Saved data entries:
━━━━━━

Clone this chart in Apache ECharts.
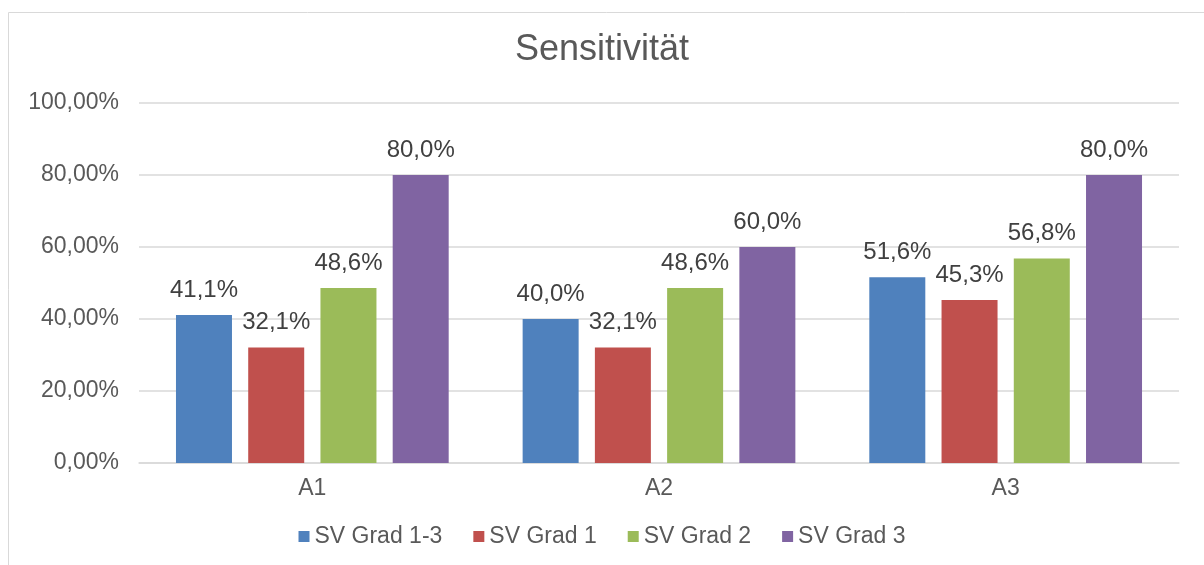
<!DOCTYPE html>
<html>
<head>
<meta charset="utf-8">
<script src="https://cdn.jsdelivr.net/npm/echarts@6/dist/echarts.min.js"></script>
<style>
  html, body { margin: 0; padding: 0; background: #fff; }
  #main { width: 1204px; height: 565px; }
</style>
</head>
<body>
<div id="main"></div>
<script>
// Kategorien und Werte (in Prozent)
var categories = ['A1', 'A2', 'A3'];
var seriesNames = ['SV Grad 1-3', 'SV Grad 1', 'SV Grad 2', 'SV Grad 3'];
var grad13 = [41.1, 40.0, 51.6];
var grad1 = [32.1, 32.1, 45.3];
var grad2 = [48.6, 48.6, 56.8];
var grad3 = [80.0, 60.0, 80.0];
var colors = ['#4F81BD', '#C0504D', '#9BBB59', '#8064A2'];

var font = 'Liberation Sans, Arial, Helvetica, sans-serif';

function bar(name, data, color) {
    return {
        name: name,
        type: 'bar',
        data: data,
        barWidth: 56,
        barGap: '29%',
        itemStyle: { color: color },
        label: {
            show: true,
            position: 'top',
            distance: 13,
            color: '#404040',
            fontSize: 24,
            fontFamily: font,
            formatter: function (p) {
                return p.value.toFixed(1).replace('.', ',') + '%';
            }
        }
    };
}

var myChart = echarts.init(document.getElementById('main'));
myChart.setOption({
    animation: false,
    color: colors,
    graphic: [{
        type: 'rect',
        shape: { x: 8.5, y: 12.5, width: 1300, height: 700 },
        style: { fill: 'none', stroke: '#d9d9d9', lineWidth: 1 },
        silent: true
    }],
    title: {
        text: 'Sensitivität',
        left: 'center',
        top: 27,
        textStyle: { color: '#595959', fontSize: 36, fontWeight: 'normal', fontFamily: font }
    },
    legend: {
        bottom: 12,
        left: 'center',
        itemWidth: 11,
        itemHeight: 11,
        itemGap: 31,
        icon: 'rect',
        textStyle: { color: '#595959', fontSize: 23, fontFamily: font },
        data: seriesNames
    },
    grid: { left: 139, right: 25, top: 103, bottom: 102 },
    xAxis: {
        type: 'category',
        data: categories,
        axisTick: { show: false },
        axisLine: { lineStyle: { color: '#d9d9d9', width: 1.5 } },
        axisLabel: { color: '#595959', fontSize: 23, fontFamily: font, margin: 14 }
    },
    yAxis: {
        type: 'value',
        min: 0,
        max: 100,
        interval: 20,
        axisLine: { show: false },
        axisTick: { show: false },
        splitLine: { lineStyle: { color: '#d9d9d9', width: 1.5 } },
        axisLabel: {
            color: '#595959', fontSize: 23, fontFamily: font, margin: 20,
            formatter: function (v) { return v.toFixed(2).replace('.', ',') + '%'; }
        }
    },
    series: [
        bar(seriesNames[0], grad13, colors[0]),
        bar(seriesNames[1], grad1, colors[1]),
        bar(seriesNames[2], grad2, colors[2]),
        bar(seriesNames[3], grad3, colors[3])
    ]
});
</script>
</body>
</html>
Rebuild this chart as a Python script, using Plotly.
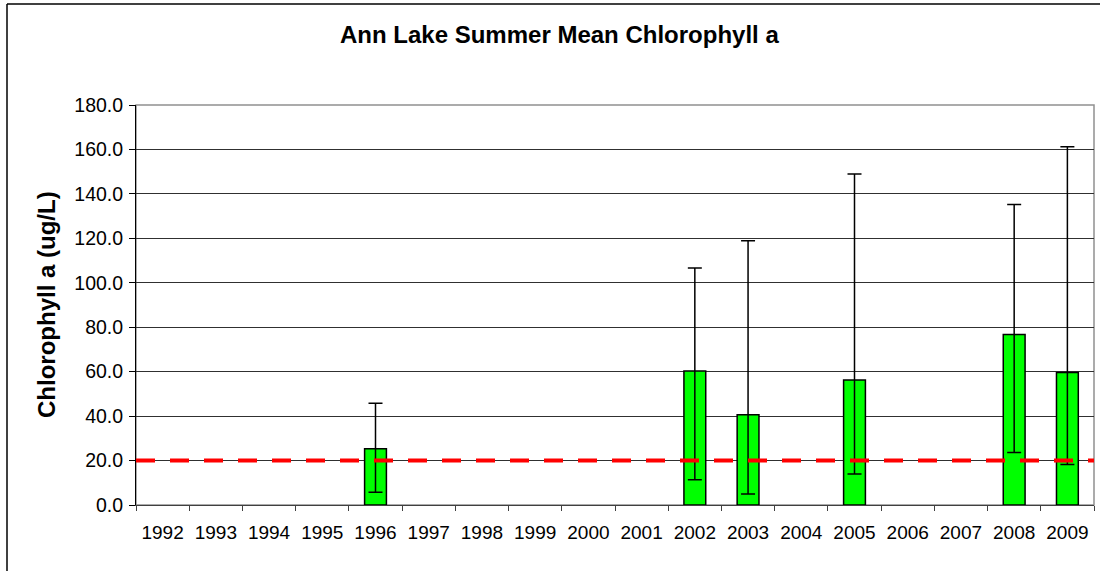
import plotly.graph_objects as go

years = [str(y) for y in range(1992, 2010)]
means = [None, None, None, None, 25.3, None, None, None, None, None,
         60.3, 40.6, None, 56.2, None, None, 76.7, 59.6]
upper = [None, None, None, None, 45.8, None, None, None, None, None,
         106.7, 118.9, None, 149.0, None, None, 135.2, 161.2]
lower = [None, None, None, None, 5.7, None, None, None, None, None,
         11.4, 4.9, None, 14.0, None, None, 23.6, 18.2]
standard = 20.0
yticks = [0, 20, 40, 60, 80, 100, 120, 140, 160, 180]

err_plus = [(u - m) if m is not None else None for m, u in zip(means, upper)]
err_minus = [(m - l) if m is not None else None for m, l in zip(means, lower)]

FONT = "Liberation Sans, Arial, sans-serif"

fig = go.Figure()
fig.add_trace(go.Bar(
    x=years, y=means,
    marker=dict(color="#00FF00", line=dict(color="#000000", width=1.5)),
    width=0.41,
    error_y=dict(type="data", array=err_plus, arrayminus=err_minus,
                 symmetric=False, color="#000000", thickness=1.5, width=7),
    showlegend=False,
))
fig.add_trace(go.Scatter(
    x=[-0.5, len(years) - 0.5], y=[standard, standard], xaxis="x2",
    mode="lines", line=dict(color="#FF0000", width=4, dash="19px,15px"),
    showlegend=False, hoverinfo="skip",
))

W = 1094 - 136
fig.update_layout(
    width=1100, height=571,
    margin=dict(l=136, r=6, t=105, b=66, autoexpand=False),
    paper_bgcolor="white", plot_bgcolor="white",
    font=dict(family=FONT, size=19, color="#000000"),
    xaxis=dict(type="category", categoryorder="array", categoryarray=years,
               tickson="boundaries", ticks="outside", ticklen=5,
               tickcolor="#404040", showline=True, linecolor="#404040",
               linewidth=1, showgrid=False, zeroline=False, automargin=False,
               ticklabelstandoff=10,
               tickfont=dict(size=19), range=[-0.5, len(years) - 0.5]),
    xaxis2=dict(overlaying="x", range=[-0.5, len(years) - 0.5], visible=False),
    yaxis=dict(range=[0, 180], tickvals=yticks,
               ticktext=[f"{v:.1f}" for v in yticks],
               ticks="outside", ticklen=6, tickcolor="#000000",
               showline=True, linecolor="#000000", linewidth=1,
               showgrid=True, gridcolor="#303030", gridwidth=1,
               zeroline=False, automargin=False, ticklabelstandoff=2,
               tickfont=dict(size=19.5)),
    shapes=[
        dict(type="rect", xref="paper", yref="paper", x0=0, x1=1, y0=0, y1=1,
             line=dict(color="#909090", width=1.5), layer="below"),
        dict(type="line", xref="paper", yref="paper",
             x0=(7 - 136) / W, x1=(7 - 136) / W, y0=-0.3, y1=1 + (105 - 4) / 400,
             line=dict(color="#000000", width=1.5)),
        dict(type="line", xref="paper", yref="paper",
             x0=(7 - 136) / W, x1=1.2, y0=1 + (105 - 4) / 400, y1=1 + (105 - 4) / 400,
             line=dict(color="#000000", width=1.5)),
    ],
    annotations=[
        dict(text="<b>Ann Lake Summer Mean Chlorophyll a</b>", xref="paper", yref="paper",
             x=(559 - 136) / W, y=1 + (105 - 34) / 400, xanchor="center", yanchor="middle",
             showarrow=False, font=dict(size=24)),
        dict(text="<b>Chlorophyll a (ug/L)</b>", xref="paper", yref="paper",
             x=(46 - 136) / W, y=0.5, xanchor="center", yanchor="middle",
             textangle=-90, showarrow=False, font=dict(size=24)),
    ],
)

fig.write_html(
    "out.html",
    config={"displayModeBar": False},
    post_script="document.body.style.margin='0';document.body.style.overflow='hidden';",
)
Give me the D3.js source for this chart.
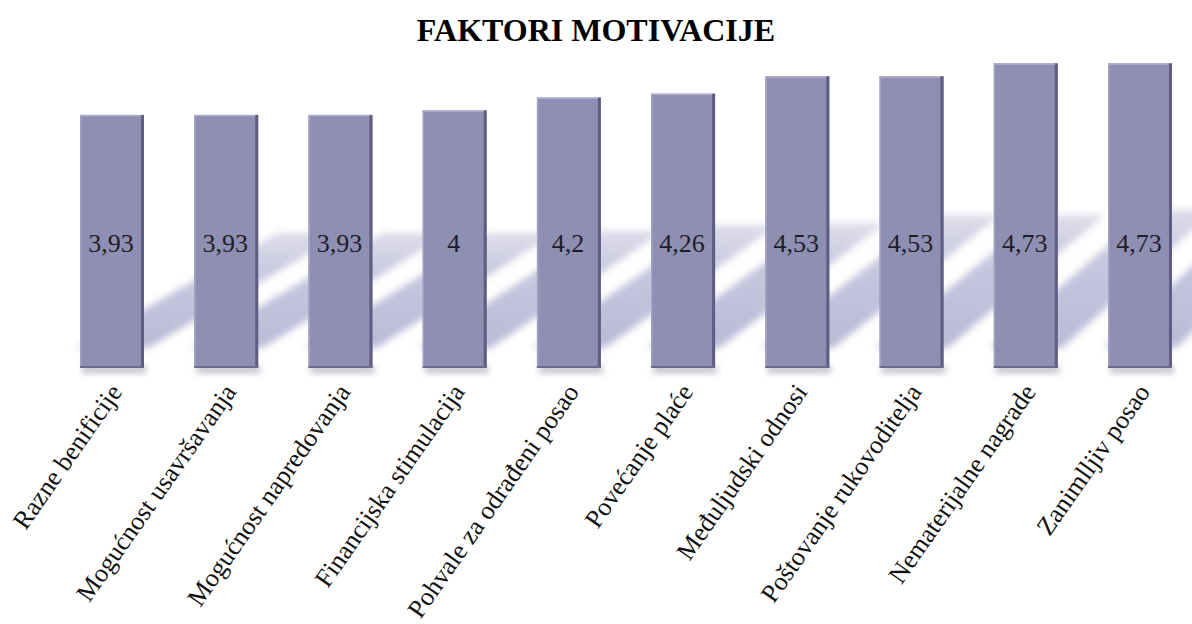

━━━━━━

Print every entry above again without changing a word, and omit the pictures.

The solution:
Clone this chart in Apache ECharts.
<!DOCTYPE html>
<html>
<head>
<meta charset="utf-8">
<script src="https://cdn.jsdelivr.net/npm/echarts@6/dist/echarts.min.js"></script>
<style>
  html, body { margin: 0; padding: 0; background: #fff; }
  #main { width: 1204px; height: 565px; }
</style>
</head>
<body>
<div id="main"></div>
<script>
// Kategorien und Werte (in Prozent)
var categories = ['A1', 'A2', 'A3'];
var seriesNames = ['SV Grad 1-3', 'SV Grad 1', 'SV Grad 2', 'SV Grad 3'];
var grad13 = [41.1, 40.0, 51.6];
var grad1 = [32.1, 32.1, 45.3];
var grad2 = [48.6, 48.6, 56.8];
var grad3 = [80.0, 60.0, 80.0];
var colors = ['#4F81BD', '#C0504D', '#9BBB59', '#8064A2'];

var font = 'Liberation Sans, Arial, Helvetica, sans-serif';

function bar(name, data, color) {
    return {
        name: name,
        type: 'bar',
        data: data,
        barWidth: 56,
        barGap: '29%',
        itemStyle: { color: color },
        label: {
            show: true,
            position: 'top',
            distance: 13,
            color: '#404040',
            fontSize: 24,
            fontFamily: font,
            formatter: function (p) {
                return p.value.toFixed(1).replace('.', ',') + '%';
            }
        }
    };
}

var myChart = echarts.init(document.getElementById('main'));
myChart.setOption({
    animation: false,
    color: colors,
    graphic: [{
        type: 'rect',
        shape: { x: 8.5, y: 12.5, width: 1300, height: 700 },
        style: { fill: 'none', stroke: '#d9d9d9', lineWidth: 1 },
        silent: true
    }],
    title: {
        text: 'Sensitivität',
        left: 'center',
        top: 27,
        textStyle: { color: '#595959', fontSize: 36, fontWeight: 'normal', fontFamily: font }
    },
    legend: {
        bottom: 12,
        left: 'center',
        itemWidth: 11,
        itemHeight: 11,
        itemGap: 31,
        icon: 'rect',
        textStyle: { color: '#595959', fontSize: 23, fontFamily: font },
        data: seriesNames
    },
    grid: { left: 139, right: 25, top: 103, bottom: 102 },
    xAxis: {
        type: 'category',
        data: categories,
        axisTick: { show: false },
        axisLine: { lineStyle: { color: '#d9d9d9', width: 1.5 } },
        axisLabel: { color: '#595959', fontSize: 23, fontFamily: font, margin: 14 }
    },
    yAxis: {
        type: 'value',
        min: 0,
        max: 100,
        interval: 20,
        axisLine: { show: false },
        axisTick: { show: false },
        splitLine: { lineStyle: { color: '#d9d9d9', width: 1.5 } },
        axisLabel: {
            color: '#595959', fontSize: 23, fontFamily: font, margin: 20,
            formatter: function (v) { return v.toFixed(2).replace('.', ',') + '%'; }
        }
    },
    series: [
        bar(seriesNames[0], grad13, colors[0]),
        bar(seriesNames[1], grad1, colors[1]),
        bar(seriesNames[2], grad2, colors[2]),
        bar(seriesNames[3], grad3, colors[3])
    ]
});
</script>
</body>
</html>
Rebuild this chart as a Python script, using Plotly.
import plotly.graph_objects as go

years = [str(y) for y in range(1992, 2010)]
means = [None, None, None, None, 25.3, None, None, None, None, None,
         60.3, 40.6, None, 56.2, None, None, 76.7, 59.6]
upper = [None, None, None, None, 45.8, None, None, None, None, None,
         106.7, 118.9, None, 149.0, None, None, 135.2, 161.2]
lower = [None, None, None, None, 5.7, None, None, None, None, None,
         11.4, 4.9, None, 14.0, None, None, 23.6, 18.2]
standard = 20.0
yticks = [0, 20, 40, 60, 80, 100, 120, 140, 160, 180]

err_plus = [(u - m) if m is not None else None for m, u in zip(means, upper)]
err_minus = [(m - l) if m is not None else None for m, l in zip(means, lower)]

FONT = "Liberation Sans, Arial, sans-serif"

fig = go.Figure()
fig.add_trace(go.Bar(
    x=years, y=means,
    marker=dict(color="#00FF00", line=dict(color="#000000", width=1.5)),
    width=0.41,
    error_y=dict(type="data", array=err_plus, arrayminus=err_minus,
                 symmetric=False, color="#000000", thickness=1.5, width=7),
    showlegend=False,
))
fig.add_trace(go.Scatter(
    x=[-0.5, len(years) - 0.5], y=[standard, standard], xaxis="x2",
    mode="lines", line=dict(color="#FF0000", width=4, dash="19px,15px"),
    showlegend=False, hoverinfo="skip",
))

W = 1094 - 136
fig.update_layout(
    width=1100, height=571,
    margin=dict(l=136, r=6, t=105, b=66, autoexpand=False),
    paper_bgcolor="white", plot_bgcolor="white",
    font=dict(family=FONT, size=19, color="#000000"),
    xaxis=dict(type="category", categoryorder="array", categoryarray=years,
               tickson="boundaries", ticks="outside", ticklen=5,
               tickcolor="#404040", showline=True, linecolor="#404040",
               linewidth=1, showgrid=False, zeroline=False, automargin=False,
               ticklabelstandoff=10,
               tickfont=dict(size=19), range=[-0.5, len(years) - 0.5]),
    xaxis2=dict(overlaying="x", range=[-0.5, len(years) - 0.5], visible=False),
    yaxis=dict(range=[0, 180], tickvals=yticks,
               ticktext=[f"{v:.1f}" for v in yticks],
               ticks="outside", ticklen=6, tickcolor="#000000",
               showline=True, linecolor="#000000", linewidth=1,
               showgrid=True, gridcolor="#303030", gridwidth=1,
               zeroline=False, automargin=False, ticklabelstandoff=2,
               tickfont=dict(size=19.5)),
    shapes=[
        dict(type="rect", xref="paper", yref="paper", x0=0, x1=1, y0=0, y1=1,
             line=dict(color="#909090", width=1.5), layer="below"),
        dict(type="line", xref="paper", yref="paper",
             x0=(7 - 136) / W, x1=(7 - 136) / W, y0=-0.3, y1=1 + (105 - 4) / 400,
             line=dict(color="#000000", width=1.5)),
        dict(type="line", xref="paper", yref="paper",
             x0=(7 - 136) / W, x1=1.2, y0=1 + (105 - 4) / 400, y1=1 + (105 - 4) / 400,
             line=dict(color="#000000", width=1.5)),
    ],
    annotations=[
        dict(text="<b>Ann Lake Summer Mean Chlorophyll a</b>", xref="paper", yref="paper",
             x=(559 - 136) / W, y=1 + (105 - 34) / 400, xanchor="center", yanchor="middle",
             showarrow=False, font=dict(size=24)),
        dict(text="<b>Chlorophyll a (ug/L)</b>", xref="paper", yref="paper",
             x=(46 - 136) / W, y=0.5, xanchor="center", yanchor="middle",
             textangle=-90, showarrow=False, font=dict(size=24)),
    ],
)

fig.write_html(
    "out.html",
    config={"displayModeBar": False},
    post_script="document.body.style.margin='0';document.body.style.overflow='hidden';",
)
Give me the D3.js source for this chart.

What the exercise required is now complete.